(Collected data)
▬▬▬▬▬▬▬▬▬▬
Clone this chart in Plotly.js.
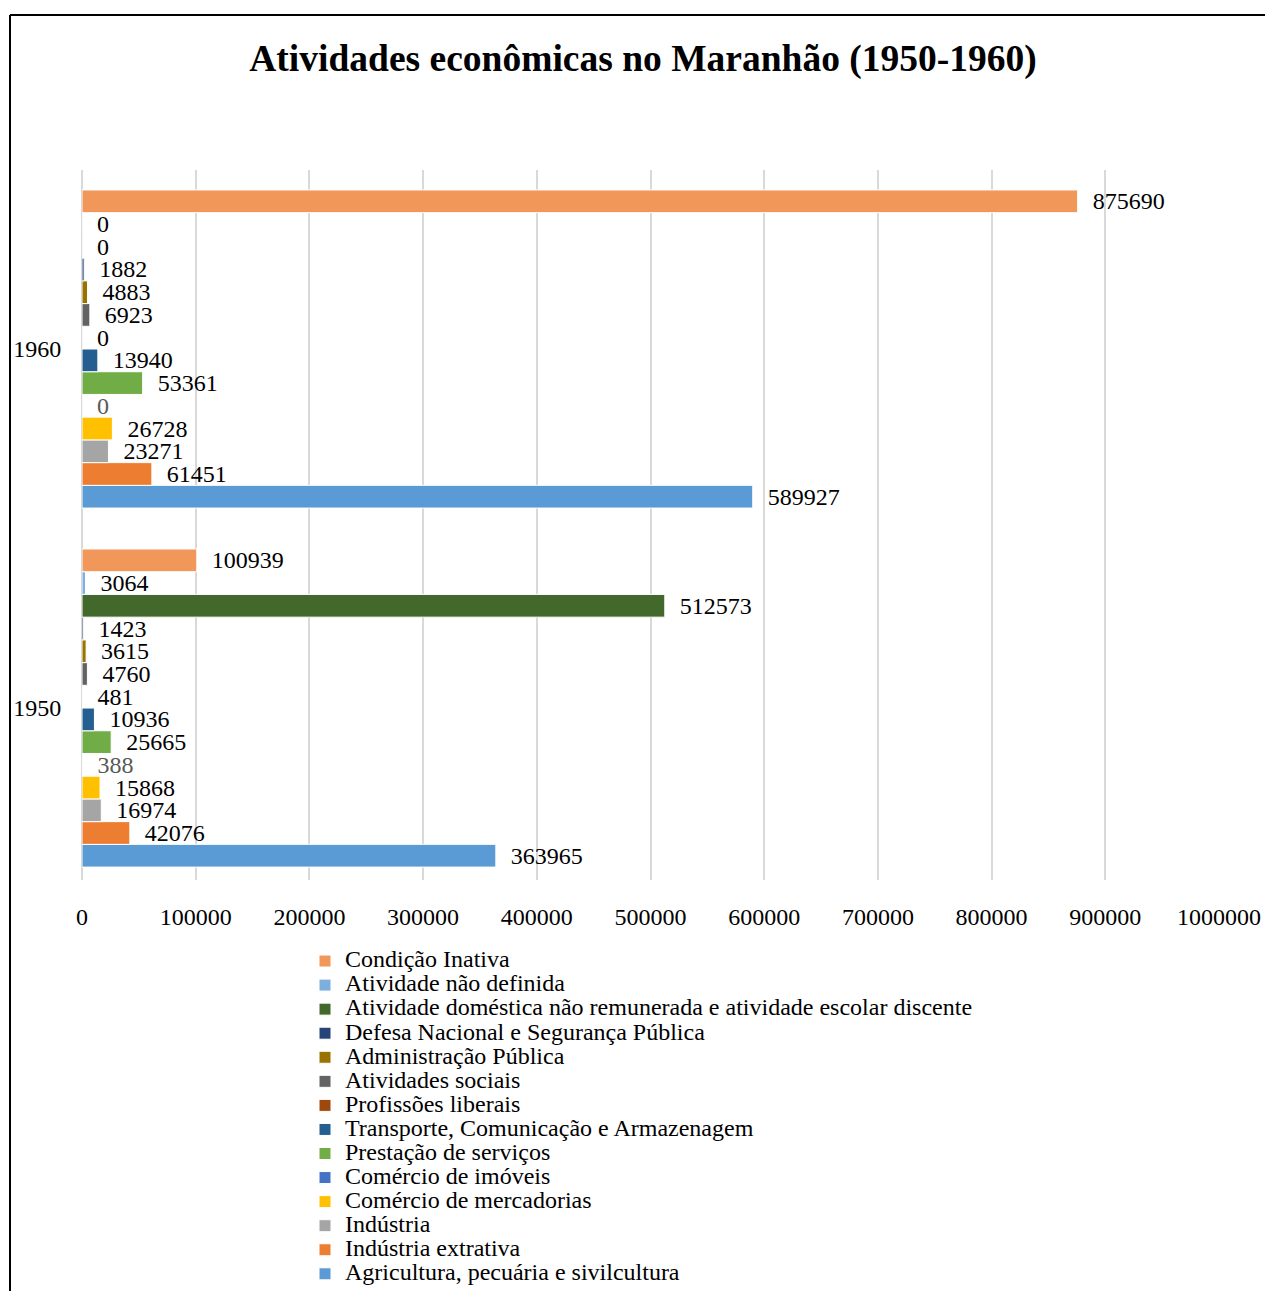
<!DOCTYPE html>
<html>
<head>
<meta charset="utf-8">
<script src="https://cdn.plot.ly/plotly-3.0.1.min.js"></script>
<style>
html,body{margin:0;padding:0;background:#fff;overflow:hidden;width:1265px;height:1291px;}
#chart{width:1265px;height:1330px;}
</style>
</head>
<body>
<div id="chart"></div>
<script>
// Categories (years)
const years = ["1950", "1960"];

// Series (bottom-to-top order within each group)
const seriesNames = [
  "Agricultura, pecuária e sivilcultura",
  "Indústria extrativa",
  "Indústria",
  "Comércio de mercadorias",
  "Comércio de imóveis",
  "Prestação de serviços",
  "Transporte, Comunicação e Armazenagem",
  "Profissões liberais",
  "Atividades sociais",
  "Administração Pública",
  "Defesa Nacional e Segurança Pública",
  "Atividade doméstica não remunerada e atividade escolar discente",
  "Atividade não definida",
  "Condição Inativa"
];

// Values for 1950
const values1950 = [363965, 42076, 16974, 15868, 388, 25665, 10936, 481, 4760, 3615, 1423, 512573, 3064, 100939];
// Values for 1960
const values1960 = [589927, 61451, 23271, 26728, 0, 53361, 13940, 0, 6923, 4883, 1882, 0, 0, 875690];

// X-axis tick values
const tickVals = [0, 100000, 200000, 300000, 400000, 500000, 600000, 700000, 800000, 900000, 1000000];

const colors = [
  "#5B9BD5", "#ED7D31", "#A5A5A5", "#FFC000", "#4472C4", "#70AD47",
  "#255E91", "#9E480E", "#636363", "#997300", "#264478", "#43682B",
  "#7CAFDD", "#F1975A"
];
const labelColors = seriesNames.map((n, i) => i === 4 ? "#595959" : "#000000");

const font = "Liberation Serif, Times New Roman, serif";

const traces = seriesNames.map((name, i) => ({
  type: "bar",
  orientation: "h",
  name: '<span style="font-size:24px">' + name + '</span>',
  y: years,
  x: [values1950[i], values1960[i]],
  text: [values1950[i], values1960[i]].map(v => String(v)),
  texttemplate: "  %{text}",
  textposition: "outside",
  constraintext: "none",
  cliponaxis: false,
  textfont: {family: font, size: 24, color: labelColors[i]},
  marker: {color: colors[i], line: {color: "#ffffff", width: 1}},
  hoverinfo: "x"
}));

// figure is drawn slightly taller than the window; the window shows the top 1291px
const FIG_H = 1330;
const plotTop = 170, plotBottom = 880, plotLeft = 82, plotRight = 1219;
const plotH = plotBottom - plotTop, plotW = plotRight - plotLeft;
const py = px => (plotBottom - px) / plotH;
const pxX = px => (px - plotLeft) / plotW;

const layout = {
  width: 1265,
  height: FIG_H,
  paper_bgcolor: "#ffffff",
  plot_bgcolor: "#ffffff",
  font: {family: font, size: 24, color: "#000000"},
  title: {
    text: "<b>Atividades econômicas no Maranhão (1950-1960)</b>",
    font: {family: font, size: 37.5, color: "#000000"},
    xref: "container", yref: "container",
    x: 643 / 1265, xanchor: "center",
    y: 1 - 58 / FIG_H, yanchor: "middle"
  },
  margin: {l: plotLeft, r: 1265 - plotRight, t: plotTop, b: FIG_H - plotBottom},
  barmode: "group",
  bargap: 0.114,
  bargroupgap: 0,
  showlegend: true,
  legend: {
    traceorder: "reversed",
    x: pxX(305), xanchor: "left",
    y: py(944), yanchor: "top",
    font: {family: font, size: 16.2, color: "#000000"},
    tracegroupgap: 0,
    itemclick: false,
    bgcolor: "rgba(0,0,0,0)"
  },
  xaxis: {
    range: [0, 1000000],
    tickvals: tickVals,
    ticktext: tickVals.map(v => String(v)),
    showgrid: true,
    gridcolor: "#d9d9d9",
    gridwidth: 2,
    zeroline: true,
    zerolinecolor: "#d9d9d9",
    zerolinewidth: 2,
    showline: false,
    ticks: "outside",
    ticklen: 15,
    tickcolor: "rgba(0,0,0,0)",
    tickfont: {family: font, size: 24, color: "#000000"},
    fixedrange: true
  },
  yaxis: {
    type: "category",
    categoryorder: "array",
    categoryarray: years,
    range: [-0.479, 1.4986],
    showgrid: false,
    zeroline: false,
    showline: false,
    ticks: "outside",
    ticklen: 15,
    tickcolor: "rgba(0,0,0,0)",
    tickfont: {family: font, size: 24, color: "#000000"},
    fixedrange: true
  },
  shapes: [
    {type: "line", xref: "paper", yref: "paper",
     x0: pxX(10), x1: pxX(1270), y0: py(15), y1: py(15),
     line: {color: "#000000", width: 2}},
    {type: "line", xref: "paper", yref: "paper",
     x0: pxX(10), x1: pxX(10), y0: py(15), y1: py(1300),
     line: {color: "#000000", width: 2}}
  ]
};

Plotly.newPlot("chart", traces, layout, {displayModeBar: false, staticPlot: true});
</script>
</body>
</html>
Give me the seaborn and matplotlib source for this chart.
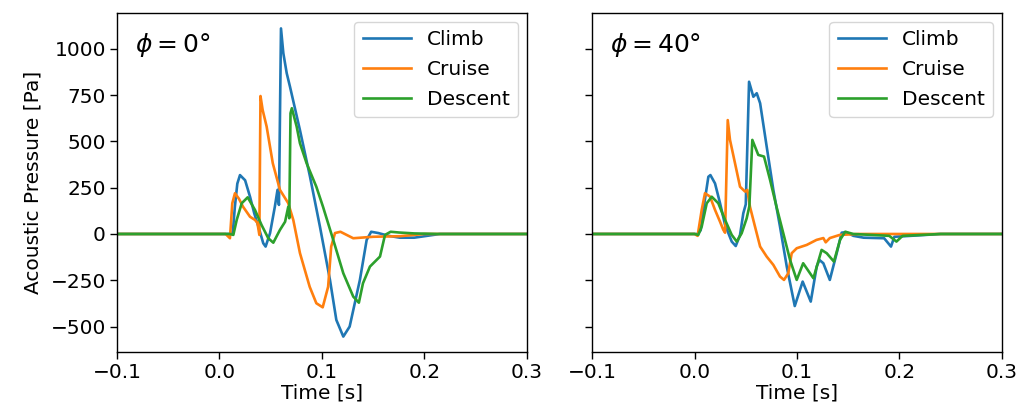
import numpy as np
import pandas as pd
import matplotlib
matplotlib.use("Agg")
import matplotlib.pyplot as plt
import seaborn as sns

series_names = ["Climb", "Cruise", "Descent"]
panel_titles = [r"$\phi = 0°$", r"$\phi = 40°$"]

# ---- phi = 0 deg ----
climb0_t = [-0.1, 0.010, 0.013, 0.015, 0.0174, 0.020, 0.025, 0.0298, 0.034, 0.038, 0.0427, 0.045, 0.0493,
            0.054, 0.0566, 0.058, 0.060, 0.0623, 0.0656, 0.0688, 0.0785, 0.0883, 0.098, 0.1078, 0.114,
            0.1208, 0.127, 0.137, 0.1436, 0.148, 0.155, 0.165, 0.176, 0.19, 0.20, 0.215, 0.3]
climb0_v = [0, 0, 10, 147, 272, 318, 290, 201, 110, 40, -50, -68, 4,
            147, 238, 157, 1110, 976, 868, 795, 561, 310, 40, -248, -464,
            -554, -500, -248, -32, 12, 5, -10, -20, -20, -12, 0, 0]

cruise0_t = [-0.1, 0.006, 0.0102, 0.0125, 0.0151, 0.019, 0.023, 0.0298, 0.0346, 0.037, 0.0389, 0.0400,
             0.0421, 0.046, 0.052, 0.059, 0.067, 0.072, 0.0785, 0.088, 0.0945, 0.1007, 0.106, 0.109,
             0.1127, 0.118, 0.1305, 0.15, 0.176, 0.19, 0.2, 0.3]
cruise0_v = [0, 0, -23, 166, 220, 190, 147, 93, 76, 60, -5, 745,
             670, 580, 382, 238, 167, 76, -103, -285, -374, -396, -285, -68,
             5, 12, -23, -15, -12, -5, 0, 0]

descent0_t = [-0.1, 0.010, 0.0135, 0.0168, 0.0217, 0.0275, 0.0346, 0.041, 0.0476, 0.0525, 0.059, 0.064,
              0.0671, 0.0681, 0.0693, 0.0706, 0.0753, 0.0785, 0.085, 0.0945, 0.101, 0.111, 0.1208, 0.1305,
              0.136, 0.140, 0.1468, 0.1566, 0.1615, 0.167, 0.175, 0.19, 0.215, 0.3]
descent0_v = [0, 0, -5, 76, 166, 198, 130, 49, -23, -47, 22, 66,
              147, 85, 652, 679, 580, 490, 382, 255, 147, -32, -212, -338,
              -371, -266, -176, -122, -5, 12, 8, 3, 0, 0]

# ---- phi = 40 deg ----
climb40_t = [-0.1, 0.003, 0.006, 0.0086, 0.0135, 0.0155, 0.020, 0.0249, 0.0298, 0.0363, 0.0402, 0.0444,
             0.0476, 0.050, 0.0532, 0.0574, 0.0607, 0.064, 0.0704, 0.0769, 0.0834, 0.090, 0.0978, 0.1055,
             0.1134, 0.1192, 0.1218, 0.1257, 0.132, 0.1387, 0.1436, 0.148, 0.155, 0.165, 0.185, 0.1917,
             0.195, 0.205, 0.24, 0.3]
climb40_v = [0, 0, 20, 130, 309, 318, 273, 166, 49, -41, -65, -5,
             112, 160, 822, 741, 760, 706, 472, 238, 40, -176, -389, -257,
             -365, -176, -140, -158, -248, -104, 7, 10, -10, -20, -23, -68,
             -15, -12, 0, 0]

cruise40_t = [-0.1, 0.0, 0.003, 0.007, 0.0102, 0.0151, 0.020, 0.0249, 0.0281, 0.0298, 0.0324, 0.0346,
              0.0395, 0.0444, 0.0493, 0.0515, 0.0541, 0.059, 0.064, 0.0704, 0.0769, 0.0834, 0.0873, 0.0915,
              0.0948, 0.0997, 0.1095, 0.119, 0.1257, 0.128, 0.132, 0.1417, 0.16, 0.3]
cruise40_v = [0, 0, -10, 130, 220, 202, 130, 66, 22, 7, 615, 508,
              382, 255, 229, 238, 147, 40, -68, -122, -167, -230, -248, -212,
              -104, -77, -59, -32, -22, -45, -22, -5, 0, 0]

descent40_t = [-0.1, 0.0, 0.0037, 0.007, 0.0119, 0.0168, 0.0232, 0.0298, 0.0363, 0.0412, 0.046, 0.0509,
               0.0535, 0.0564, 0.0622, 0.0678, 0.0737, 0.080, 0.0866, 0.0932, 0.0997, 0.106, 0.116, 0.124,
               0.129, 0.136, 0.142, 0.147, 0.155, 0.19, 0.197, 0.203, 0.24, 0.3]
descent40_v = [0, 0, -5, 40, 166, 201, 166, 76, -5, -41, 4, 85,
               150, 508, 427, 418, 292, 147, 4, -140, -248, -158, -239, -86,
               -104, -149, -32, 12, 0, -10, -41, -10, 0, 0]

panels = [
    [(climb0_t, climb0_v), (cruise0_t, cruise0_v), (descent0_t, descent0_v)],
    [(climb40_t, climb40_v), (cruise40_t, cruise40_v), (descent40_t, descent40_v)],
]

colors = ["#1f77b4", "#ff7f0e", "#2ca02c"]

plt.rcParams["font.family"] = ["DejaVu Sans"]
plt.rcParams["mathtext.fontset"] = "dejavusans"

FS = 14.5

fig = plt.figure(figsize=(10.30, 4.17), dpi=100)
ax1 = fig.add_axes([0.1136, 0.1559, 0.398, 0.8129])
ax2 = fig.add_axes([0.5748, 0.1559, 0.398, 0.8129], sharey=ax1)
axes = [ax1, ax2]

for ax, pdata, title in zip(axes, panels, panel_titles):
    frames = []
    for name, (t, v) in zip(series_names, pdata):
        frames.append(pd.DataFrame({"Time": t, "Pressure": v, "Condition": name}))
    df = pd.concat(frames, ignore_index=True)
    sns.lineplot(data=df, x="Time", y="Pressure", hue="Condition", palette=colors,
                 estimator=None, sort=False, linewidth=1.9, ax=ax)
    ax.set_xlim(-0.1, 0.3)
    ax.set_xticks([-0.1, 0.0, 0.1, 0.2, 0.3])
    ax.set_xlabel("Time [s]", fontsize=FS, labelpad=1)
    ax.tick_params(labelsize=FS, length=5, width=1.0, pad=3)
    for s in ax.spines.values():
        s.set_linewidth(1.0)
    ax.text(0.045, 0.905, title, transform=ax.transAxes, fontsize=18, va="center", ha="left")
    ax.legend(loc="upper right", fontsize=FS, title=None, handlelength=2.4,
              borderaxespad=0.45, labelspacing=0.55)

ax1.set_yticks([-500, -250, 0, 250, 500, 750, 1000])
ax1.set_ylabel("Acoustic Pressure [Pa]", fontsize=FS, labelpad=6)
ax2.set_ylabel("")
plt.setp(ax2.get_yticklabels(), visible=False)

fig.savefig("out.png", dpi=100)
▬▬▬▬▬▬▬▬▬▬
**Short exercise**
Omitting all pictures, restate exactly the lines of the material from its start through the line that contains "800000, 900000, 1000000];".

**Answer to the exercise**
Clone this chart in Plotly.js.
<!DOCTYPE html>
<html>
<head>
<meta charset="utf-8">
<script src="https://cdn.plot.ly/plotly-3.0.1.min.js"></script>
<style>
html,body{margin:0;padding:0;background:#fff;overflow:hidden;width:1265px;height:1291px;}
#chart{width:1265px;height:1330px;}
</style>
</head>
<body>
<div id="chart"></div>
<script>
// Categories (years)
const years = ["1950", "1960"];

// Series (bottom-to-top order within each group)
const seriesNames = [
  "Agricultura, pecuária e sivilcultura",
  "Indústria extrativa",
  "Indústria",
  "Comércio de mercadorias",
  "Comércio de imóveis",
  "Prestação de serviços",
  "Transporte, Comunicação e Armazenagem",
  "Profissões liberais",
  "Atividades sociais",
  "Administração Pública",
  "Defesa Nacional e Segurança Pública",
  "Atividade doméstica não remunerada e atividade escolar discente",
  "Atividade não definida",
  "Condição Inativa"
];

// Values for 1950
const values1950 = [363965, 42076, 16974, 15868, 388, 25665, 10936, 481, 4760, 3615, 1423, 512573, 3064, 100939];
// Values for 1960
const values1960 = [589927, 61451, 23271, 26728, 0, 53361, 13940, 0, 6923, 4883, 1882, 0, 0, 875690];

// X-axis tick values
const tickVals = [0, 100000, 200000, 300000, 400000, 500000, 600000, 700000, 800000, 900000, 1000000];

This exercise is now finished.